## Data block
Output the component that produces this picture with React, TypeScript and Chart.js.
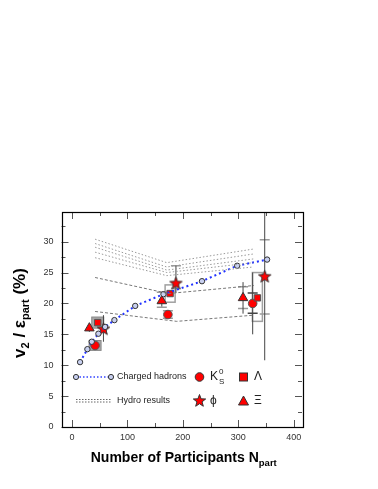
import React, { useEffect, useRef } from 'react';
import { Chart, registerables } from 'chart.js';
Chart.register(...registerables);

const FONT = '"Liberation Sans", Arial, sans-serif';

// axis ticks
const xTickValues = [0, 100, 200, 300, 400];
const yTickValues = [0, 5, 10, 15, 20, 25, 30];

// charged hadrons
const chNpart = [14.5, 27.7, 35.6, 47.6, 59.7, 76.5, 114, 165, 234.5, 298, 352];
const chV2 = [10.5, 12.6, 13.8, 15.1, 16.2, 17.3, 19.6, 21.5, 23.6, 26.1, 27.1];

// hydro results (upper five dotted curves)
const hydroUpperX = [41.6, 171, 327];
const hydroUpper1 = [30.4, 26.6, 28.8];
const hydroUpper2 = [29.7, 25.9, 28.0];
const hydroUpper3 = [29.1, 25.4, 27.2];
const hydroUpper4 = [28.3, 25.0, 26.6];
const hydroUpper5 = [27.4, 24.5, 25.9];
// hydro results (lower two dashed curves)
const hydroMidX = [41.6, 174, 328];
const hydroMidY = [24.2, 21.6, 22.9];
const hydroLowX = [41.6, 189, 328];
const hydroLowY = [18.7, 17.1, 18.1];

// K0S
const k0sX = [41.6, 173, 326];
const k0sY = [13.2, 18.2, 20.0];
const k0sErr = [0.4, 0.6, 5.0];
const k0sSysLo = [12.4, 17.6, 18.4];
const k0sSysHi = [14.0, 18.8, 21.7];
const k0sSysKind = ['box', 'caps', 'darkcaps'];

// Lambda
const lamX = [46.4, 177, 334.5];
const lamY = [16.9, 21.6, 20.9];
const lamErr = [0.3, 0.4, 0.5];
const lamSysLo = [16.0, 20.2, 17.1];
const lamSysHi = [17.8, 23.0, 25.0];
const lamSysKind = ['box', 'outline', 'outline'];

// Xi
const xiX = [31.3, 162, 308.6];
const xiY = [16.0, 20.4, 20.9];
const xiErr = [0.6, 0.9, 2.55];
const xiSysLo = [15.6, 19.4, 19.2];
const xiSysHi = [16.4, 21.8, 22.7];
const xiSysKind = ['none', 'caps', 'caps'];

// phi
const phiX = [56.7, 187.5, 347.7];
const phiY = [15.9, 23.3, 24.4];
const phiErrLo = [2.1, 1.6, 13.6];
const phiErrHi = [2.2, 2.9, 10.6];
const phiSysLo = [14.8, 22.4, 18.3];
const phiSysHi = [17.0, 26.1, 30.3];
const phiSysKind = ['none', 'caps', 'caps'];

const pts = (xs: number[], ys: number[]) => xs.map((x, i) => ({ x, y: ys[i] }));

function makeStar(): HTMLCanvasElement {
  const c = document.createElement('canvas');
  c.width = 15; c.height = 15;
  const g = c.getContext('2d')!;
  g.beginPath();
  const cx = 7.5, cy = 8, ro = 6.5, ri = 2.7;
  for (let i = 0; i < 10; i++) {
    const r = i % 2 === 0 ? ro : ri;
    const a = -Math.PI / 2 + (i * Math.PI) / 5;
    const px = cx + r * Math.cos(a), py = cy + r * Math.sin(a);
    if (i === 0) g.moveTo(px, py); else g.lineTo(px, py);
  }
  g.closePath();
  g.fillStyle = '#ff0000';
  g.fill();
  g.strokeStyle = '#333';
  g.lineWidth = 1;
  g.stroke();
  return c;
}

let starImg: HTMLCanvasElement;

const errPlugin = {
  id: 'errbars',
  beforeDatasetsDraw(chart: any) {
    const { ctx, chartArea: a, scales } = chart;
    const xs = scales.x, ys = scales.y;
    ctx.save();
    ctx.beginPath();
    ctx.rect(a.left, a.top, a.right - a.left, a.bottom - a.top);
    ctx.clip();
    chart.data.datasets.forEach((ds: any) => {
      if (!ds.errLo) return;
      ds.data.forEach((p: any, i: number) => {
        const px = xs.getPixelForValue(p.x);
        const kind = ds.sysKind[i];
        const yl = ys.getPixelForValue(ds.sysLo[i]);
        const yh = ys.getPixelForValue(ds.sysHi[i]);
        if (kind === 'box') {
          ctx.fillStyle = '#a8a8a8';
          ctx.fillRect(px - 6, yh, 12, yl - yh);
          ctx.strokeStyle = '#888';
          ctx.lineWidth = 1;
          ctx.strokeRect(px - 6, yh, 12, yl - yh);
        } else if (kind === 'outline') {
          ctx.strokeStyle = '#a0a0a0';
          ctx.lineWidth = 1.5;
          ctx.strokeRect(px - 5, yh, 10, yl - yh);
        } else if (kind === 'caps' || kind === 'darkcaps') {
          ctx.strokeStyle = kind === 'caps' ? '#9a9a9a' : '#444';
          ctx.lineWidth = 1.5;
          ctx.beginPath();
          ctx.moveTo(px - 5, yl); ctx.lineTo(px + 5, yl);
          ctx.moveTo(px - 5, yh); ctx.lineTo(px + 5, yh);
          ctx.stroke();
        }
        const el = ys.getPixelForValue(p.y - ds.errLo[i]);
        const eh = ys.getPixelForValue(p.y + ds.errHi[i]);
        ctx.strokeStyle = '#444';
        ctx.lineWidth = 1;
        ctx.beginPath();
        ctx.moveTo(px, el); ctx.lineTo(px, eh);
        ctx.stroke();
      });
    });
    ctx.restore();
  },
};

const framePlugin = {
  id: 'frame',
  afterDraw(chart: any) {
    const { ctx, chartArea: a, scales } = chart;
    const xs = scales.x, ys = scales.y;
    ctx.save();
    ctx.strokeStyle = '#555';
    ctx.lineWidth = 1;
    ctx.beginPath();
    for (let v = 0; v <= 34; v += 2.5) {
      const py = Math.round(ys.getPixelForValue(v)) + 0.5;
      const len = v % 5 === 0 ? 7 : 4;
      ctx.moveTo(a.left, py); ctx.lineTo(a.left + len, py);
      ctx.moveTo(a.right, py); ctx.lineTo(a.right - len, py);
    }
    for (let v = 0; v <= 400; v += 50) {
      const px = Math.round(xs.getPixelForValue(v)) + 0.5;
      const len = v % 100 === 0 ? 7 : 4;
      ctx.moveTo(px, a.bottom); ctx.lineTo(px, a.bottom - len);
      ctx.moveTo(px, a.top); ctx.lineTo(px, a.top + len);
    }
    ctx.stroke();
    ctx.strokeStyle = '#000';
    ctx.lineWidth = 1.2;
    ctx.strokeRect(Math.round(a.left) + 0.5, Math.round(a.top) + 0.5, Math.round(a.right - a.left), Math.round(a.bottom - a.top));

    // x title
    ctx.fillStyle = '#000';
    ctx.textBaseline = 'alphabetic';
    const main = 'Number of Participants N';
    ctx.font = `bold 14px ${FONT}`;
    const w1 = ctx.measureText(main).width;
    ctx.font = `bold 9.5px ${FONT}`;
    const w2 = ctx.measureText('part').width;
    const cx = (a.left + a.right) / 2 + 2;
    const sx = cx - (w1 + w2) / 2;
    ctx.font = `bold 14px ${FONT}`;
    ctx.fillText(main, sx, 462);
    ctx.font = `bold 9.5px ${FONT}`;
    ctx.fillText('part', sx + w1, 466);

    // y title rotated
    ctx.save();
    ctx.translate(25, 313);
    ctx.rotate(-Math.PI / 2);
    const parts: [string, number, number][] = [
      ['v', 17, 0], ['2', 11, 4], [' / ', 17, 0], ['ε', 17, 0], ['part', 11, 4], [' (%)', 17, 0],
    ];
    let tw = 0;
    parts.forEach(([t, s]) => { ctx.font = `bold ${s}px ${FONT}`; tw += ctx.measureText(t).width; });
    let ox = -tw / 2;
    parts.forEach(([t, s, dy]) => {
      ctx.font = `bold ${s}px ${FONT}`;
      ctx.fillText(t, ox, dy);
      ox += ctx.measureText(t).width;
    });
    ctx.restore();

    // legend
    const r1 = 377, r2 = 401;
    ctx.font = `9px ${FONT}`;
    ctx.textBaseline = 'middle';
    ctx.strokeStyle = '#3344ff';
    ctx.lineWidth = 1.5;
    ctx.setLineDash([1.5, 2]);
    ctx.beginPath(); ctx.moveTo(76, r1); ctx.lineTo(111, r1); ctx.stroke();
    ctx.setLineDash([]);
    [76, 111].forEach((px) => {
      ctx.beginPath(); ctx.arc(px, r1, 2.6, 0, Math.PI * 2);
      ctx.fillStyle = '#c8d0f0'; ctx.fill();
      ctx.strokeStyle = '#333'; ctx.lineWidth = 1; ctx.stroke();
    });
    ctx.fillStyle = '#222';
    ctx.fillText('Charged hadrons', 117, r1);
    ctx.strokeStyle = '#666';
    ctx.lineWidth = 1;
    ctx.setLineDash([1.5, 1.5]);
    ctx.beginPath();
    ctx.moveTo(76, r2 - 1.5); ctx.lineTo(111, r2 - 1.5);
    ctx.moveTo(76, r2 + 1); ctx.lineTo(111, r2 + 1);
    ctx.stroke();
    ctx.setLineDash([]);
    ctx.fillText('Hydro results', 117, r2);
    // K0S
    ctx.beginPath(); ctx.arc(199.5, r1, 4.3, 0, Math.PI * 2);
    ctx.fillStyle = '#ff0000'; ctx.fill(); ctx.strokeStyle = '#333'; ctx.stroke();
    ctx.fillStyle = '#222';
    ctx.font = `12px ${FONT}`;
    ctx.fillText('K', 210, r1);
    ctx.font = `8px ${FONT}`;
    ctx.fillText('0', 219, r1 - 5);
    ctx.fillText('S', 219, r1 + 5);
    // Lambda
    ctx.fillStyle = '#ff0000';
    ctx.fillRect(239.5, r1 - 4, 8, 8);
    ctx.strokeStyle = '#333'; ctx.strokeRect(239.5, r1 - 4, 8, 8);
    ctx.fillStyle = '#222';
    ctx.font = `12px ${FONT}`;
    ctx.fillText('Λ', 254, r1);
    // phi
    ctx.drawImage(starImg, 192, r2 - 8);
    ctx.fillStyle = '#222';
    ctx.fillText('ϕ', 210, r2);
    // Xi
    ctx.beginPath();
    ctx.moveTo(243.5, r2 - 5); ctx.lineTo(248.5, r2 + 4); ctx.lineTo(238.5, r2 + 4); ctx.closePath();
    ctx.fillStyle = '#ff0000'; ctx.fill(); ctx.strokeStyle = '#333'; ctx.stroke();
    ctx.fillStyle = '#222';
    ctx.fillText('Ξ', 254, r2);
    ctx.restore();
  },
};

export default function App() {
  const ref = useRef<HTMLCanvasElement>(null);
  useEffect(() => {
    if (!starImg) starImg = makeStar();
    const hydroUpperStyle = {
      showLine: true, pointRadius: 0, borderColor: '#9a9a9a', borderWidth: 1,
      borderDash: [1.5, 2], fill: false,
    };
    const hydroLowerStyle = {
      showLine: true, pointRadius: 0, borderColor: '#777', borderWidth: 1,
      borderDash: [3, 2], fill: false,
    };
    const chart = new Chart(ref.current!, {
      type: 'scatter',
      data: {
        datasets: [
          { ...hydroUpperStyle, data: pts(hydroUpperX, hydroUpper1) },
          { ...hydroUpperStyle, data: pts(hydroUpperX, hydroUpper2) },
          { ...hydroUpperStyle, data: pts(hydroUpperX, hydroUpper3) },
          { ...hydroUpperStyle, data: pts(hydroUpperX, hydroUpper4) },
          { ...hydroUpperStyle, data: pts(hydroUpperX, hydroUpper5) },
          { ...hydroLowerStyle, data: pts(hydroMidX, hydroMidY) },
          { ...hydroLowerStyle, data: pts(hydroLowX, hydroLowY) },
          {
            data: pts(chNpart, chV2), showLine: true, borderColor: '#2233ff', borderWidth: 2,
            borderDash: [2, 3], pointRadius: 2.7, pointBackgroundColor: '#c8d0f0',
            pointBorderColor: '#333', pointBorderWidth: 1,
          },
          {
            data: pts(xiX, xiY), pointStyle: 'triangle', pointRadius: 5.5,
            backgroundColor: '#ff0000', borderColor: '#333', borderWidth: 1,
            errLo: xiErr, errHi: xiErr, sysLo: xiSysLo, sysHi: xiSysHi, sysKind: xiSysKind,
          } as any,
          {
            data: pts(lamX, lamY), pointStyle: 'rect', pointRadius: 4.5,
            backgroundColor: '#ff0000', borderColor: '#555', borderWidth: 1,
            errLo: lamErr, errHi: lamErr, sysLo: lamSysLo, sysHi: lamSysHi, sysKind: lamSysKind,
          } as any,
          {
            data: pts(k0sX, k0sY), pointStyle: 'circle', pointRadius: 4.3,
            backgroundColor: '#ff0000', borderColor: '#555', borderWidth: 1,
            errLo: k0sErr, errHi: k0sErr, sysLo: k0sSysLo, sysHi: k0sSysHi, sysKind: k0sSysKind,
          } as any,
          {
            data: pts(phiX, phiY), pointStyle: starImg, pointRadius: 7,
            errLo: phiErrLo, errHi: phiErrHi, sysLo: phiSysLo, sysHi: phiSysHi, sysKind: phiSysKind,
          } as any,
        ],
      },
      options: {
        animation: false,
        responsive: false,
        events: [],
        layout: { padding: { top: 212, right: 76, left: 0, bottom: 0 } },
        plugins: { legend: { display: false }, tooltip: { enabled: false } },
        scales: {
          x: {
            type: 'linear', min: -19, max: 415,
            grid: { display: false, drawTicks: false },
            border: { display: false },
            afterFit: (s: any) => { s.height = 62; },
            afterBuildTicks: (s: any) => { s.ticks = xTickValues.map((v) => ({ value: v })); },
            ticks: { padding: 5, color: '#333', font: { size: 9, family: FONT }, maxRotation: 0 },
          },
          y: {
            type: 'linear', min: 0, max: 34.8,
            grid: { display: false, drawTicks: false },
            border: { display: false },
            afterFit: (s: any) => { s.width = 61.5; },
            afterBuildTicks: (s: any) => { s.ticks = yTickValues.map((v) => ({ value: v })); },
            ticks: { padding: 8, color: '#333', font: { size: 9, family: FONT } },
          },
        },
      },
      plugins: [errPlugin, framePlugin],
    } as any);
    return () => chart.destroy();
  }, []);
  return (
    <div style={{ position: 'absolute', left: 0, top: 0, width: 378, height: 489 }}>
      <canvas ref={ref} width={378} height={489} style={{ display: 'block' }} />
    </div>
  );
}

## Your task
Begin at the first line of the data above and repeat each line exactly, stopping after the line containing "const pts = (xs: number[], ys: number[])". Omit the pictures.

## Answer to the exercise
Output the component that produces this picture with React, TypeScript and Chart.js.
import React, { useEffect, useRef } from 'react';
import { Chart, registerables } from 'chart.js';
Chart.register(...registerables);

const FONT = '"Liberation Sans", Arial, sans-serif';

// axis ticks
const xTickValues = [0, 100, 200, 300, 400];
const yTickValues = [0, 5, 10, 15, 20, 25, 30];

// charged hadrons
const chNpart = [14.5, 27.7, 35.6, 47.6, 59.7, 76.5, 114, 165, 234.5, 298, 352];
const chV2 = [10.5, 12.6, 13.8, 15.1, 16.2, 17.3, 19.6, 21.5, 23.6, 26.1, 27.1];

// hydro results (upper five dotted curves)
const hydroUpperX = [41.6, 171, 327];
const hydroUpper1 = [30.4, 26.6, 28.8];
const hydroUpper2 = [29.7, 25.9, 28.0];
const hydroUpper3 = [29.1, 25.4, 27.2];
const hydroUpper4 = [28.3, 25.0, 26.6];
const hydroUpper5 = [27.4, 24.5, 25.9];
// hydro results (lower two dashed curves)
const hydroMidX = [41.6, 174, 328];
const hydroMidY = [24.2, 21.6, 22.9];
const hydroLowX = [41.6, 189, 328];
const hydroLowY = [18.7, 17.1, 18.1];

// K0S
const k0sX = [41.6, 173, 326];
const k0sY = [13.2, 18.2, 20.0];
const k0sErr = [0.4, 0.6, 5.0];
const k0sSysLo = [12.4, 17.6, 18.4];
const k0sSysHi = [14.0, 18.8, 21.7];
const k0sSysKind = ['box', 'caps', 'darkcaps'];

// Lambda
const lamX = [46.4, 177, 334.5];
const lamY = [16.9, 21.6, 20.9];
const lamErr = [0.3, 0.4, 0.5];
const lamSysLo = [16.0, 20.2, 17.1];
const lamSysHi = [17.8, 23.0, 25.0];
const lamSysKind = ['box', 'outline', 'outline'];

// Xi
const xiX = [31.3, 162, 308.6];
const xiY = [16.0, 20.4, 20.9];
const xiErr = [0.6, 0.9, 2.55];
const xiSysLo = [15.6, 19.4, 19.2];
const xiSysHi = [16.4, 21.8, 22.7];
const xiSysKind = ['none', 'caps', 'caps'];

// phi
const phiX = [56.7, 187.5, 347.7];
const phiY = [15.9, 23.3, 24.4];
const phiErrLo = [2.1, 1.6, 13.6];
const phiErrHi = [2.2, 2.9, 10.6];
const phiSysLo = [14.8, 22.4, 18.3];
const phiSysHi = [17.0, 26.1, 30.3];
const phiSysKind = ['none', 'caps', 'caps'];

const pts = (xs: number[], ys: number[]) => xs.map((x, i) => ({ x, y: ys[i] }));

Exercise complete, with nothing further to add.